Uma análise de todos os pacientes tratados comparou a efetividade geral do algoritmo de tratamento. Em todas as idades e em todas as classificações de atividade de G6PD, houve diferença entre os três esquemas até o dia 180. Embora as populações de cada esquema não sejam comparáveis, a efetividade geral do algoritmo excedeu 73% e tafenoquina foi pelo menos tão eficiente quanto o curso de primaquina por 7 dias. O esquema de primaquina semanal para pacientes com deficiência de G6PD também se mostrou eficiente.

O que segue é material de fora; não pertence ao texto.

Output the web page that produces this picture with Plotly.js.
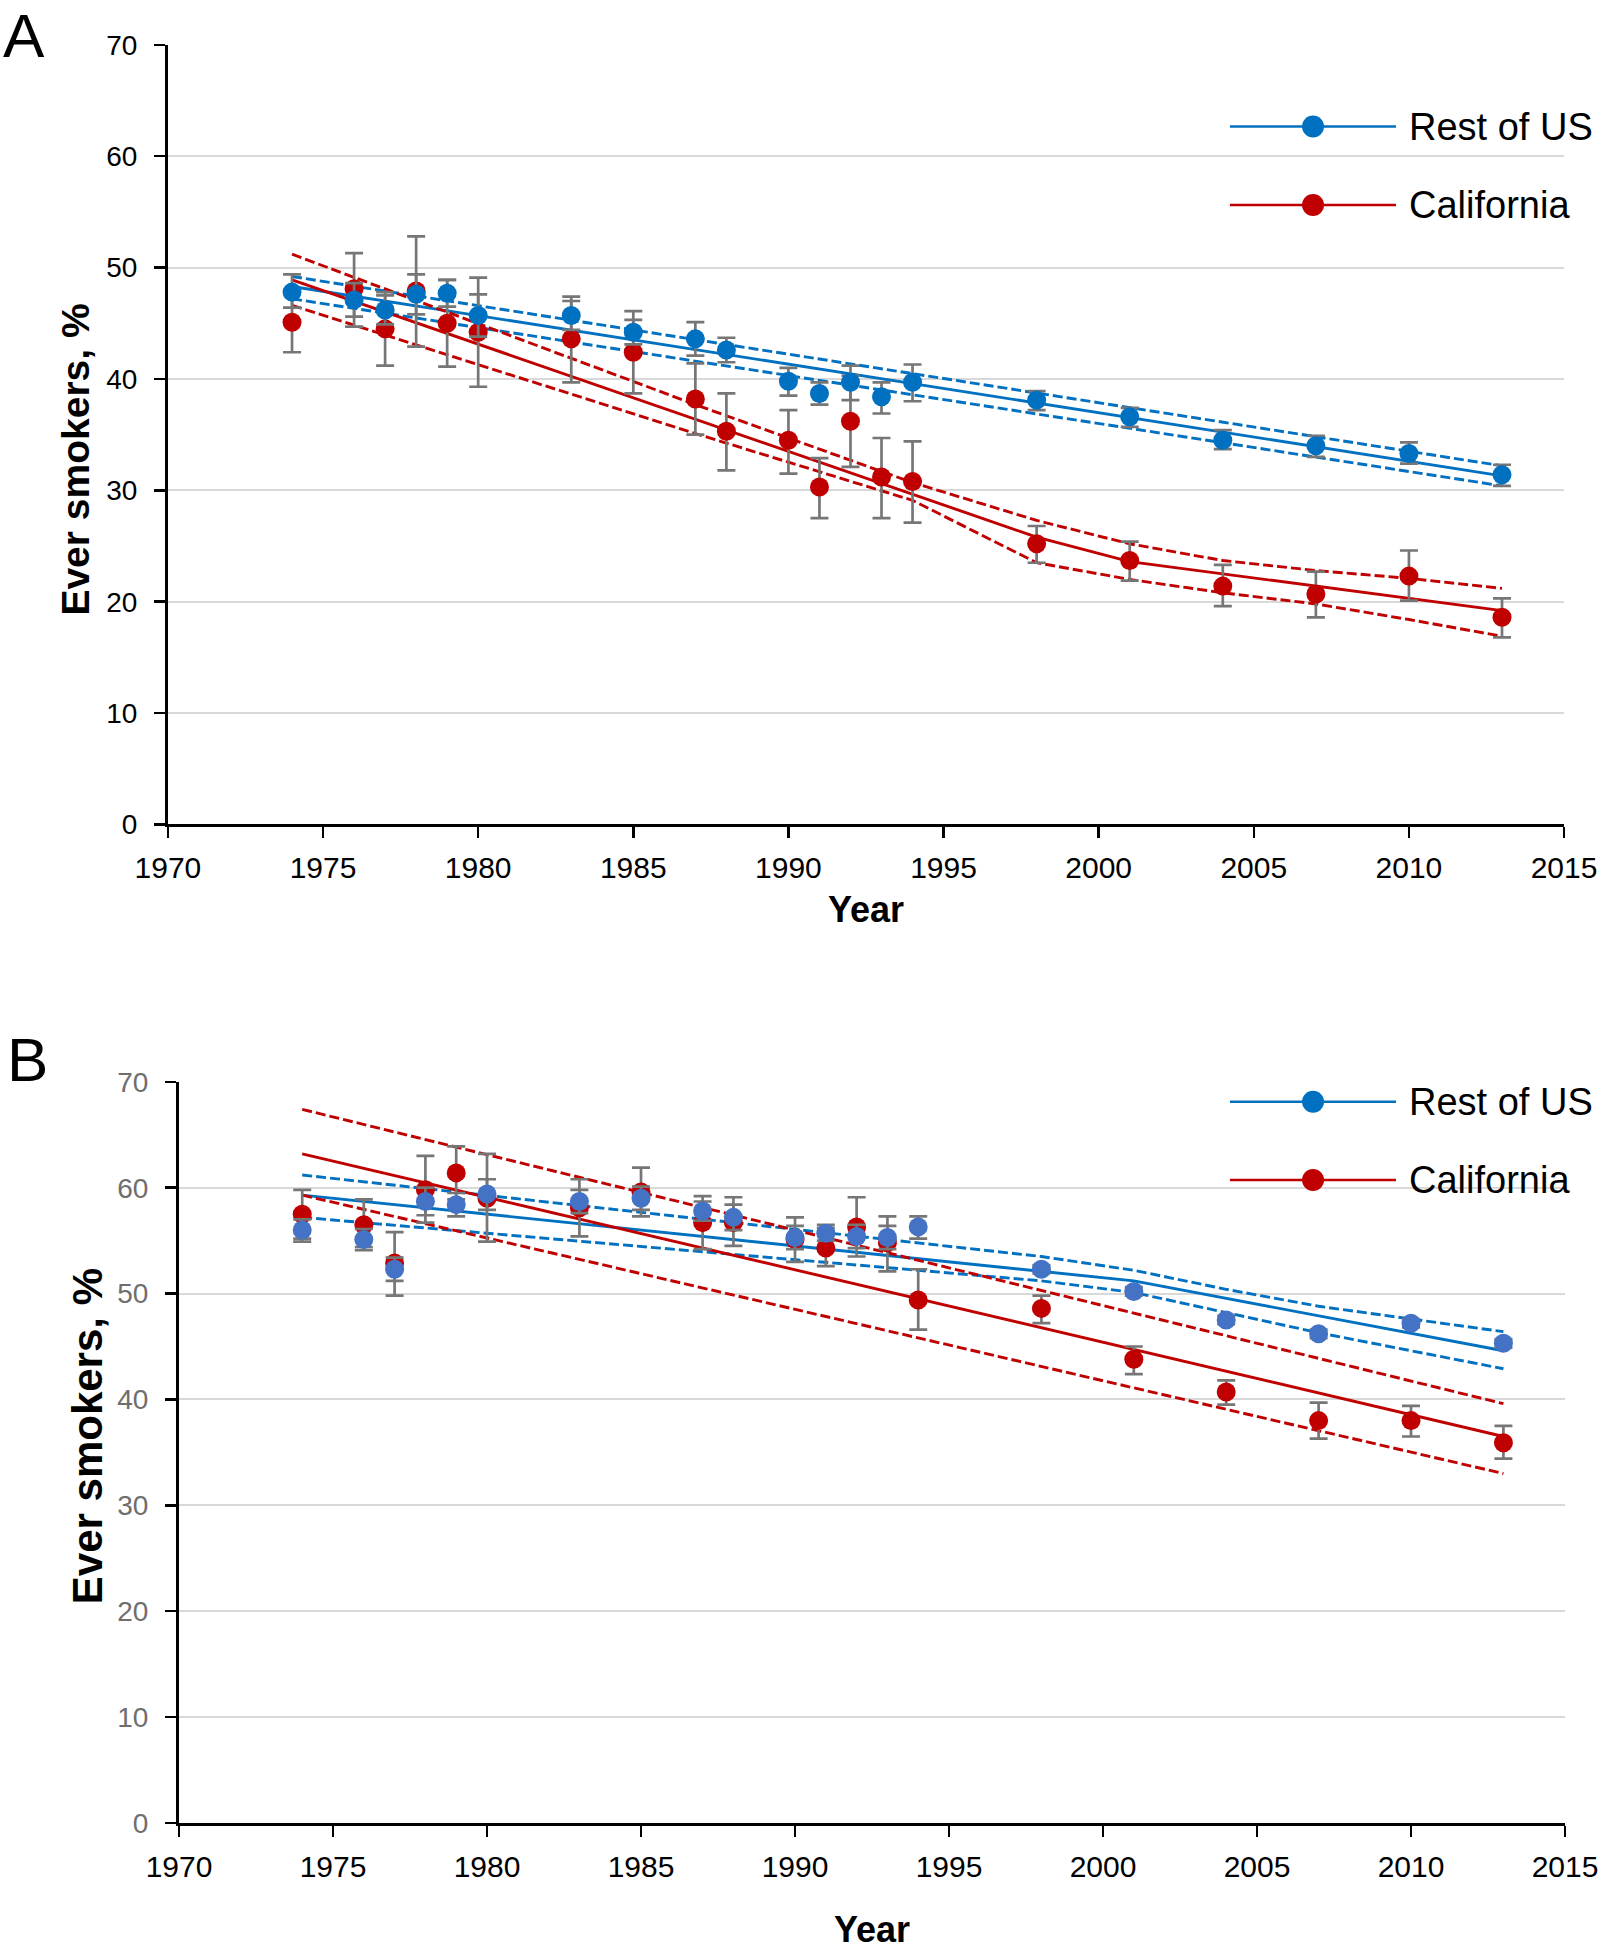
<!DOCTYPE html>
<html>
<head>
<meta charset="utf-8">
<script src="https://cdn.plot.ly/plotly-3.0.1.min.js"></script>
<style>
  html, body { margin: 0; padding: 0; background: #fff; }
  #chart { width: 1604px; height: 1950px; }
</style>
</head>
<body>
<div id="chart"></div>
<script>
// ---------- Data ----------
const years = [1974,1976,1977,1978,1979,1980,1983,1985,1987,1988,1990,1991,1992,1993,1994,1998,2001,2004,2007,2010,2013];

// Panel A
const usA    = [47.8,47.1,46.2,47.6,47.7,45.7,45.7,44.2,43.6,42.6,39.8,38.7,39.7,38.4,39.7,38.1,36.6,34.5,34.0,33.3,31.4];
const usA_lo = [46.4,45.6,44.9,45.8,46.5,43.8,44.4,43.1,42.1,41.5,38.5,37.7,38.1,36.9,38.0,37.2,35.7,33.7,33.0,32.4,30.4];
const usA_hi = [49.4,48.6,47.5,49.4,48.9,47.6,47.0,45.3,45.1,43.7,41.0,39.7,41.2,39.7,41.3,38.9,37.4,35.4,34.9,34.3,32.3];
const caA    = [45.1,48.1,44.5,47.9,45.0,44.2,43.6,42.4,38.2,35.3,34.5,30.3,36.2,31.2,30.8,25.2,23.7,21.4,20.7,22.3,18.6];
const caA_lo = [42.4,44.7,41.2,42.9,41.1,39.3,39.7,38.7,35.0,31.8,31.5,27.5,32.1,27.5,27.1,23.5,21.9,19.6,18.6,20.1,16.8];
const caA_hi = [47.8,51.3,47.8,52.8,48.9,49.1,47.4,46.1,41.4,38.7,37.2,32.9,40.3,34.7,34.4,26.8,25.4,23.3,22.7,24.6,20.3];

// Panel A trend lines (joinpoint fits and 95% CI)
const usA_fitYears = [1974, 2013];
const usA_fit      = [48.3, 31.3];
const usA_fitLo    = [47.2, 30.4];
const usA_fitHi    = [49.2, 32.2];
const caA_fitYears = [1974, 1998, 2001, 2013];
const caA_fit      = [48.9, 25.8, 23.6, 19.2];
const caA_ciYears  = [1974, 1987, 1994, 1998, 2001, 2004, 2007, 2010, 2013];
const caA_fitHi    = [51.2, 37.7, 30.7, 27.3, 25.2, 23.7, 22.8, 22.1, 21.2];
const caA_fitLo    = [46.6, 35.1, 29.1, 23.5, 22.0, 20.8, 19.8, 18.4, 16.9];

// Panel B
const usB    = [56.0,55.1,52.3,58.7,58.4,59.4,58.7,59.0,57.8,57.2,55.3,55.7,55.4,55.3,56.3,52.3,50.2,47.5,46.2,47.2,45.3];
const usB_lo = [54.9,54.1,51.2,57.4,57.3,57.9,57.6,57.9,56.9,56.0,54.2,55.0,54.3,54.2,55.2,51.9,49.8,47.1,45.8,46.8,44.9];
const usB_hi = [57.0,56.1,53.4,60.0,59.5,60.8,59.8,60.1,58.7,58.4,56.4,56.5,56.5,56.4,57.3,52.7,50.6,47.9,46.6,47.6,45.7];
const caB    = [57.5,56.5,52.9,59.8,61.4,59.0,58.1,59.6,56.7,56.7,55.1,54.3,56.3,54.8,49.4,48.6,43.8,40.7,38.0,38.0,35.9];
const caB_lo = [55.2,54.4,49.8,56.7,58.9,54.9,55.4,57.3,54.2,54.5,53.0,52.6,53.5,52.1,46.6,47.2,42.4,39.5,36.3,36.5,34.4];
const caB_hi = [59.8,58.9,55.8,63.0,63.9,63.2,60.8,61.9,59.2,59.1,57.2,56.2,59.1,57.3,52.3,49.8,45.0,41.8,39.7,39.4,37.5];

// Panel B trend lines
const usB_fitYears = [1974, 2001, 2013];
const usB_fit      = [59.3, 51.2, 44.6];
const usB_ciYears  = [1974, 1998, 2001, 2004, 2007, 2010, 2013];
const usB_fitHi    = [61.2, 53.5, 52.2, 50.4, 48.8, 47.6, 46.4];
const usB_fitLo    = [57.2, 51.2, 50.1, 48.2, 46.3, 44.6, 42.9];
const caB_fitYears = [1974, 2013];
const caB_fit      = [63.2, 36.5];
const caB_fitHi    = [67.4, 39.6];
const caB_fitLo    = [59.3, 33.0];

const seriesNames = ['Rest of US', 'California'];
const panelLabels = ['A', 'B'];
const yTitle = 'Ever smokers, %';
const xTitle = 'Year';

// ---------- Styles ----------
const BLUE = '#0070C0', BLUE_B = '#4472C4', RED = '#C00000', ERR = '#767676';
const FONT = '"Liberation Sans", Arial, sans-serif';
const DASH = '10px,4px';

function line(x, y, color, dash, xa, ya) {
  return { x, y, type: 'scatter', mode: 'lines', xaxis: xa, yaxis: ya,
           line: { color, width: 2.9, dash: dash || 'solid' }, hoverinfo: 'skip', showlegend: false };
}
function pts(x, y, lo, hi, color, xa, ya, name) {
  return { x, y, type: 'scatter', mode: 'markers', xaxis: xa, yaxis: ya, name, showlegend: false,
           marker: { color, size: 19, line: { width: 0 } },
           error_y: { type: 'data', symmetric: false,
                      array: hi.map((h, i) => +(h - y[i]).toFixed(2)),
                      arrayminus: lo.map((l, i) => +(y[i] - l).toFixed(2)),
                      color: ERR, thickness: 2.7, width: 9 } };
}

const traces = [
  // Panel A
  line(usA_fitYears, usA_fitHi, BLUE, DASH, 'x', 'y'),
  line(usA_fitYears, usA_fitLo, BLUE, DASH, 'x', 'y'),
  line(usA_fitYears, usA_fit, BLUE, null, 'x', 'y'),
  line(caA_ciYears, caA_fitHi, RED, DASH, 'x', 'y'),
  line(caA_ciYears, caA_fitLo, RED, DASH, 'x', 'y'),
  line(caA_fitYears, caA_fit, RED, null, 'x', 'y'),
  pts(years, caA, caA_lo, caA_hi, RED, 'x', 'y', seriesNames[1]),
  pts(years, usA, usA_lo, usA_hi, BLUE, 'x', 'y', seriesNames[0]),
  // Panel B
  line(usB_ciYears, usB_fitHi, BLUE, DASH, 'x2', 'y2'),
  line(usB_ciYears, usB_fitLo, BLUE, DASH, 'x2', 'y2'),
  line(usB_fitYears, usB_fit, BLUE, null, 'x2', 'y2'),
  line(caB_fitYears, caB_fitHi, RED, DASH, 'x2', 'y2'),
  line(caB_fitYears, caB_fitLo, RED, DASH, 'x2', 'y2'),
  line(caB_fitYears, caB_fit, RED, null, 'x2', 'y2'),
  pts(years, caB, caB_lo, caB_hi, RED, 'x2', 'y2', seriesNames[1]),
  pts(years, usB, usB_lo, usB_hi, BLUE_B, 'x2', 'y2', seriesNames[0])
];

function xaxisCfg(domain, anchor, titleStandoff) {
  return { domain, anchor, range: [1970, 2015], tick0: 1970, dtick: 5,
           showline: true, linecolor: '#000', linewidth: 3, mirror: false,
           ticks: 'outside', ticklen: 11, tickwidth: 2.5, tickcolor: '#000',
           showgrid: false, zeroline: false, automargin: false,
           tickfont: { family: FONT, size: 30, color: '#000' }, ticklabelstandoff: 4,
           title: { text: xTitle, font: { family: FONT, size: 36, color: '#000', weight: 700 }, standoff: titleStandoff } };
}
function yaxisCfg(domain, anchor, tickColor) {
  return { domain, anchor, range: [0, 70], tick0: 0, dtick: 10,
           showline: true, linecolor: '#000', linewidth: 3,
           ticks: 'outside', ticklen: 11, tickwidth: 2.5, tickcolor: '#000',
           showgrid: true, gridcolor: '#d9d9d9', gridwidth: 2, zeroline: false, automargin: false,
           tickfont: { family: FONT, size: 28, color: tickColor }, ticklabelstandoff: 11 };
}

// legend decorations (paper coords)
function legendItems(yTop, yBot) {
  const shapes = [], ann = [];
  [[yTop, BLUE, seriesNames[0]], [yBot, RED, seriesNames[1]]].forEach(([y, c, t]) => {
    shapes.push({ type: 'line', xref: 'paper', yref: 'paper', x0: 0.7668, x1: 0.8703, y0: y, y1: y,
                  line: { color: c, width: 2.6 } });
    shapes.push({ type: 'circle', xref: 'paper', yref: 'paper', xsizemode: 'pixel', ysizemode: 'pixel',
                  xanchor: 0.8186, yanchor: y, x0: -11, x1: 11, y0: -11, y1: 11,
                  fillcolor: c, line: { width: 0 } });
    ann.push({ xref: 'paper', yref: 'paper', x: 0.8770, y: y, xanchor: 'left', yanchor: 'middle',
               text: t, showarrow: false, font: { family: FONT, size: 38, color: '#000' } });
  });
  return { shapes, ann };
}
const legA = legendItems(0.9351, 0.8949);
const legB = legendItems(0.4350, 0.3949);

const layout = {
  width: 1604, height: 1950,
  margin: { l: 0, r: 0, t: 0, b: 0 },
  paper_bgcolor: '#fff', plot_bgcolor: '#fff',
  font: { family: FONT, color: '#000' },
  showlegend: false,
  xaxis: xaxisCfg([0.1047, 0.9751], 'y', 14),
  yaxis: yaxisCfg([0.5772, 0.9770], 'x', '#000'),
  xaxis2: xaxisCfg([0.1116, 0.9757], 'y2', 38),
  yaxis2: yaxisCfg([0.0652, 0.4452], 'x2', '#6e6e6e'),
  shapes: [...legA.shapes, ...legB.shapes],
  annotations: [
    ...legA.ann, ...legB.ann,
    // y-axis titles
    { xref: 'paper', yref: 'paper', x: 0.0465, y: 0.7641, xanchor: 'center', yanchor: 'middle',
      textangle: -90, text: yTitle, showarrow: false,
      font: { family: FONT, size: 39, color: '#000', weight: 700 } },
    { xref: 'paper', yref: 'paper', x: 0.0550, y: 0.2636, xanchor: 'center', yanchor: 'middle',
      textangle: -90, text: yTitle, showarrow: false,
      font: { family: FONT, size: 42, color: '#000', weight: 700 } },
    // panel labels
    { xref: 'paper', yref: 'paper', x: 0.001, y: 1.0, xanchor: 'left', yanchor: 'top', borderpad: 0,
      text: panelLabels[0], showarrow: false, font: { family: FONT, size: 62, color: '#000' } },
    { xref: 'paper', yref: 'paper', x: 0.003, y: 0.4565, xanchor: 'left', yanchor: 'middle',
      text: panelLabels[1], showarrow: false, font: { family: FONT, size: 62, color: '#000' } }
  ]
};

Plotly.newPlot('chart', traces, layout, { staticPlot: true, displayModeBar: false });
</script>
</body>
</html>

Para o dia 90, a efetividade livre de recorrência foi de 88,6% (IC 95% = 87,3 – 90,0%) para tafenoquina, 81,8% (IC 95% = 80,5 – 83,2%) para primaquina por 7 dias e 88,3% (IC 95% = 84,6 – 92,2%) para primaquina semanal. A análise multivariada, comparando tafenoquina e primaquina por 7 dias, com ajuste para grupo de tratamento, idade, peso, raça, sexo e município, mostrou um efeito clinicamente relevante do grupo de tratamento de acordo na recorrência (HR = 0,60; IC 95% = 0,51 – 0,69; p < 0,0001).
Mensagens práticas
- Nesse estudo de vida real, o uso de tafenoquina em dose única foi mais efetivo na prevenção de recorrência de malária por P. vivax em 90 dias em comparação com um curso de 7 dias de primaquina.
- Entretanto, no dia 180, a probabilidade de recorrência foi semelhante entre indivíduos nos dois grupos de tratamento.